Reminder: If using Windows load generators, the Prime client must not be listed in the
CLIENT_MOUNTPOINTS list.


  1. LOAD, INCR_LOAD, and NUM_RUNS: These parameters specify the aggregate load the clients will generate. To test a set of evenly spaced load points, set all three parameters. Set LOAD to the lowest load level, set INCR_LOAD the amount you would like to increase the load for each measured run, and set NUM_RUNS to the number of times you would like to increment the load. This is the easiest way to configure a disclosable run. For example, if you would like to measure 10 evenly spaced points ending at 2000, you would set LOAD to 200, INCR_LOAD to 200 and NUM_RUNS to 10.
    When choosing LOAD values please take into consideration the amount of RAM that
    these workloads will consume on the client.
    DATABASE = 55 Mbytes per LOAD increment
    SWBUILD = 400 Mbytes per LOAD increment
    VDA = 10 Mbytes per LOAD increment

VDI = 8 Mbytes per LOAD increment

Also, please consider the capacity requirements for each LOAD increment.

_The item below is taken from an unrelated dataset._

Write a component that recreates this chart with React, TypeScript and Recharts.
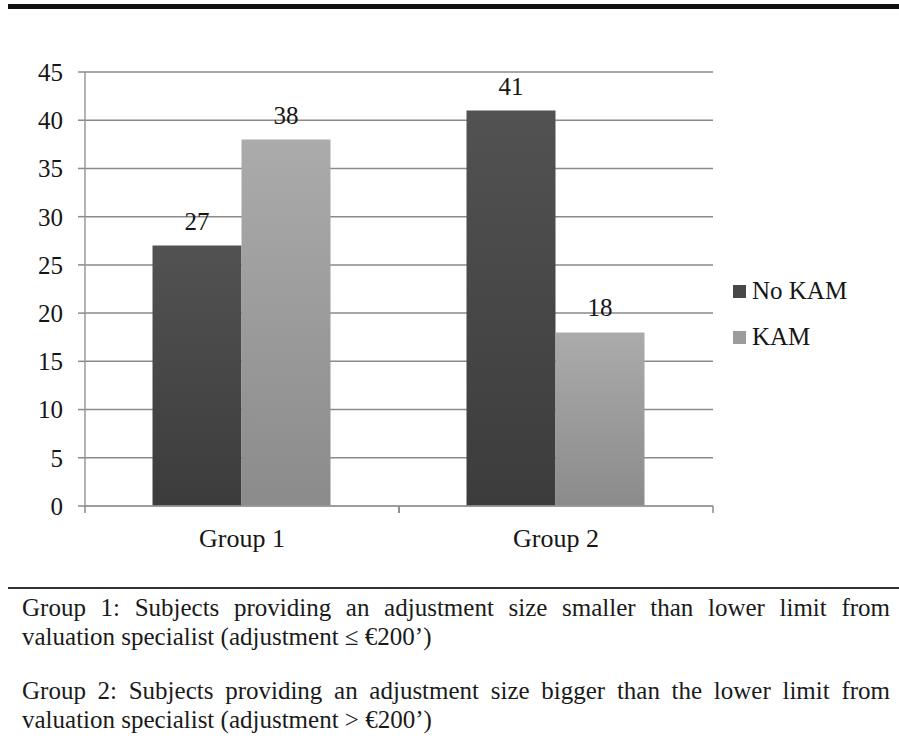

DATABASE = 24 Gigabytes per DATABASE

SWBUILD = 5 Gigabytes per BUILD

VDI = 12 Gigabytes per DESKTOP

VDA = 24 Gigabytes per STREAM



  1. EXEC_PATH: Set this to the absolute path to the benchmark executable. The same path will be used on all clients, so the executable must be at the same path on all clients.

  2. USER: Set this to the User ID for launching the benchmark on all clients. (On Windows systems this includes the Domain/User) E.g. DOMAIN\User33

  3. PASSWORD: Set this to the account password for running the benchmark. (Windows clients only)

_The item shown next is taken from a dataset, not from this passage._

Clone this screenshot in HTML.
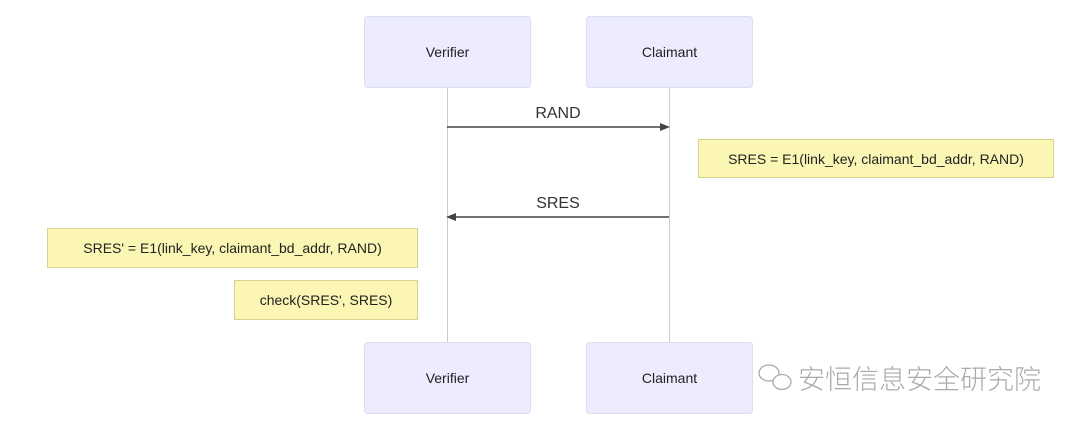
<!DOCTYPE html>
<html><head><style>
body{margin:0;width:1080px;height:428px;background:#fff;position:relative;overflow:hidden;font-family:"Liberation Sans",sans-serif}
.a{position:absolute;box-sizing:border-box;background:#ececfe;border:1px solid #dcdcf4;border-radius:4px;display:flex;align-items:center;justify-content:center;font-size:14px;color:#222}
.n{position:absolute;box-sizing:border-box;background:#fbf6b4;border:1px solid #d8d28a;display:flex;align-items:center;justify-content:center;font-size:14px;color:#222}
.l{position:absolute;width:1px;background:#ccc}
.t{position:absolute;font-size:16px;color:#333;width:200px;text-align:center}
</style></head><body>
<div class="l" style="left:447px;top:88px;height:254px"></div>
<div class="l" style="left:669px;top:88px;height:254px"></div>
<div class="a" style="left:364px;top:16px;width:167px;height:72px">Verifier</div>
<div class="a" style="left:586px;top:16px;width:167px;height:72px">Claimant</div>
<div class="a" style="left:364px;top:342px;width:167px;height:72px">Verifier</div>
<div class="a" style="left:586px;top:342px;width:167px;height:72px">Claimant</div>
<div class="t" style="left:458px;top:105px">RAND</div>
<div class="t" style="left:458px;top:195px">SRES</div>
<svg style="position:absolute;left:0;top:0" width="1080" height="428">
<line x1="447" y1="127" x2="664" y2="127" stroke="#444" stroke-width="1.5"/>
<polygon points="670,127 660,123 660,131" fill="#444"/>
<line x1="452" y1="217" x2="669" y2="217" stroke="#444" stroke-width="1.5"/>
<polygon points="446,217 456,213 456,221" fill="#444"/>
<g fill="#fff" stroke="#aaa" stroke-width="1.3">
<ellipse cx="769" cy="373" rx="10" ry="8"/>
<ellipse cx="782" cy="382" rx="9" ry="7.5"/>
</g>
</svg>
<div class="n" style="left:698px;top:139px;width:356px;height:39px">SRES = E1(link_key, claimant_bd_addr, RAND)</div>
<div class="n" style="left:47px;top:228px;width:371px;height:40px">SRES' = E1(link_key, claimant_bd_addr, RAND)</div>
<div class="n" style="left:234px;top:280px;width:184px;height:40px">check(SRES', SRES)</div>
<div style="position:absolute;left:798px;top:362px;font-size:27px;line-height:36px;color:#aaa;font-family:'Liberation Sans','Noto Sans CJK SC',sans-serif;font-weight:300">安恒信息安全研究院</div>
</body></html>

Other Variables in the RC File

As mentioned above, there are many more parameters you can set in the RC file. Here is the list and what they do:




  1. PRIME_MON_SCRIPT and PRIME_MON_ARGS: This is the name (and argument list) of a program which the SPEC SFS 2014 benchmark will execute during the various phases of the benchmark. This is often used to start some performance measurement program while the benchmark is running so you can figure out what is going on and tune your system.

Look at the script “sfs_ext_mon” in the SPEC SFS 2014 source directory for an example of a monitor script. For a disclosable run, this program/script must be performance neutral and its actions must comply with the SPEC SFS® 2014 Run and Reporting Rules. If this option is used, the executable or script used must be disclosed.

  1. WARMUP_TIME and RUNTIME: These set the duration of the warmup period and the actual measurement period of the benchmark.

  2. WORKLOAD_FILE: Used to import custom workload objects.

  3. IPV6_ENABLE: Flag to set for when the benchmark should use IPv6 to communicate with other benchmark processes.

  4. CLIENT_MEM: Used to tell the benchmark the amount of RAM in the client

  5. AGGR_CAP: Used to tell the benchmark the maximum aggregate data set size.

  6. FILE_SIZE: Used to tell the benchmark to set the files to this size. (over-ride auto calculation)

  7. DIR_COUNT: Used to specify the number of subdirectories at the leaf level.

  8. FILES_PER_DIR: Used to specify the number of files in each leaf subdirectory.

  9. UNLINK_FILES: Flag to tell the benchmark to leave the test files behind after a load point.

  10. LATENCY_GRAPH: Flag to tell the benchmark to enable op level timers.

  11. HEARTBEAT_NOTIFICATIONS: Flag, tells benchmark to deliver heartbeats to the console.

  12. DISABLE_FSYNCS: Disables fsync() calls in the testing.

  13. USE_RSHRCP: Flag, tells benchmark to use RCP instead of SCP for file movement of results.

  14. BYTE_OFFSET: Over-ride beginning offset of files.

  15. MAX_FD: Sets the maximum number of file descriptors in use.

  16. PIT_SERVER: Name of the server that has the Programmable Interval Timer.

  17. PIT_PORT: TCP port number to access the PIT on the remote PIT server.

  18. LOCAL_ONLY: Flag, Run within the confines of one client.

  19. FILE_ACCESS_LIST: Flag, tells benchmark to dump a list of files accessed.

  20. SHARING_MODE: Flag, tells benchmark all files and directories are shared.

  21. SOCK_DEBUG: Flag tells benchmark to enable TCP socket debugging..

  22. TRACEDEBUG: Flag tells benchmark to enable tracing.

  23. NETMIST_LOGS: Used to set a non-default location for the netmist_C*.log files. If this isn’t set either /tmp/ or c:\tmp\ will be used.